Representatives of Latin American and Caribbean countries called today for driving action and advancing towards achievement of the ageing agenda on a regional and global level, at the inauguration of the Fifth Regional Intergovernmental Conference on Ageing and the Rights of Older Persons, which is taking place through Thursday, December 15 at the headquarters of the Economic Commission for Latin America and the Caribbean (ECLAC) in Santiago, Chile.
The Conference, organized by ECLAC, was inaugurated by José Manuel Salazar-Xirinachs, the regional commission’s Executive Secretary; Giorgio Jackson, Minister of Social Development and Family of Chile; Julio César Borba, Minister of Public Health and Social Welfare of Paraguay; Jozef Maeriën, Chief of the Regional Office for Latin America and the Caribbean of the United Nations Population Fund; and María José Torres Macho, United Nations Resident Coordinator in Chile.
In his opening remarks, José Manuel Salazar-Xirinachs, ECLAC’s Executive Secretary, highlighted that Latin America and the Caribbean has a powerful battery of instruments that are a demonstration of the commitment to implementing the Madrid International Plan of Action and that complement the United Nations’ 2030 Agenda for Sustainable Development and Decade of Healthy Ageing 2021-2030.
He recalled that population ageing is one of the main demographic phenomena in Latin America and the Caribbean and in the world. He emphasized that 662 million people are living in the region as of 2022, 13.4% (88.6 million) of whom are people aged 60 years and over. By 2030, this proportion will rise to 16.5% of the total population, and by 2050 older persons will represent 9 percentage points more, reaching a quarter (25.1%) of the total population.
“The increase in the proportion of older persons, along with prolongation of the life span, entails new opportunities and challenges for societies and multiple challenges in terms of public policy. We must universalize older persons’ access to social protection and quality health services. It is also urgently necessary to focus special attention on the issue of care,” he stated.
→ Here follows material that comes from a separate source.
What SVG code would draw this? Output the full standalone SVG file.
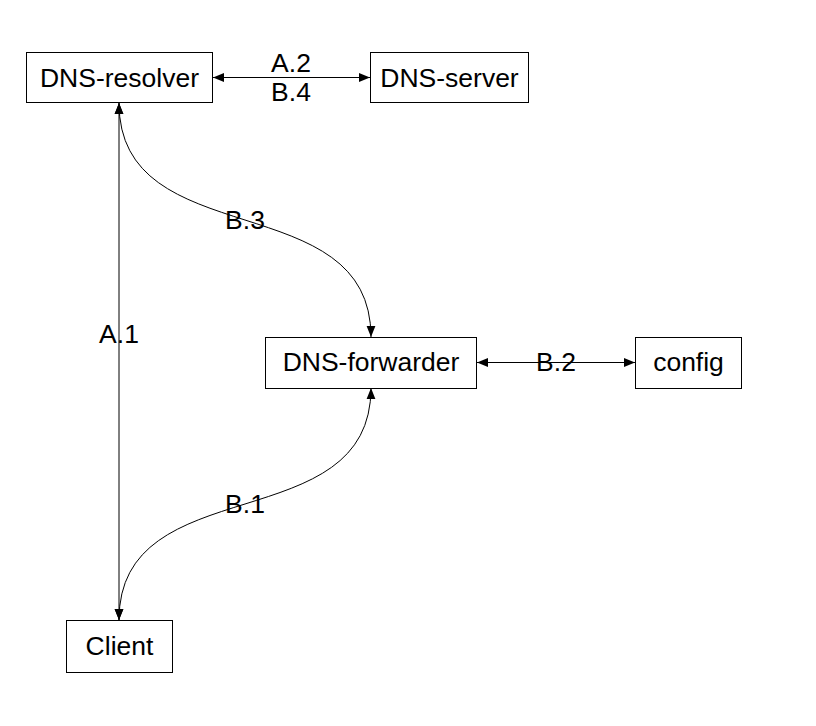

The senior United Nations official stressed the need to address lifelong learning, with an emphasis on retraining and closing the digital divide.
“We must promote the inclusion of ageing on government agendas through legislative adaptation and modernization and by strengthening the institutions responsible for coordinating national policies that address ageing,” he indicated, urging as well for strengthening countries’ technical capacities with regard to the challenges entailed by the demographic change.
“Twenty years since the Madrid International Plan of Action was adopted, the challenges for its implementation in our region continue to be numerous and urgent. But our commitment to overcome them and find responses in order to leave no older person behind is resolute and enduring,” ECLAC’s Executive Secretary concluded.
Giorgio Jackson, Minister of Social Development and Family of Chile, the country that serves as Chair of the Fifth Regional Intergovernmental Conference on Ageing and the Rights of Older Persons as of today, recognized the importance of this meeting, primarily its embodiment of south-south cooperation, and urged countries to fulfill the commitments they have procured on an international level.
“States have to implement more demanding, more suitable public policies that would effectively improve the lives of older persons,” he affirmed.
Meanwhile, Julio César Borba, Minister of Public Health and Social Welfare of Paraguay, stressed that the link between human rights and older persons acquires greater relevance to the extent that population ageing is the most important social transformation of this time, both in the world as well as in Latin America and the Caribbean.
Jozef Maeriën, Chief of the Regional Office for Latin America and the Caribbean of the United Nations Population Fund, reaffirmed that the region is undergoing a rapid demographic change with an accelerated ageing process, and he encouraged society and governments to prepare themselves to face the challenges of that scenario “marked by profound inequalities and limited fiscal resources.”
Meanwhile, María José Torres Macho, UN Resident Coordinator in Chile, stated that older persons face challenges that are multidisciplinary and that encompass not only the issue of poverty and access to health, but also matters related to the exercise of their political, social and environmental rights.
Following the opening ceremony, Simone Cecchini, Director of the Latin American and Caribbean Demographic Centre (CELADE)-Population Division of ECLAC, presented the document Ageing in Latin America and the Caribbean: Inclusion and rights of older persons, which constitutes the regional report for the fourth review and appraisal of the Madrid International Plan of Action on Ageing, 20 years after its approval.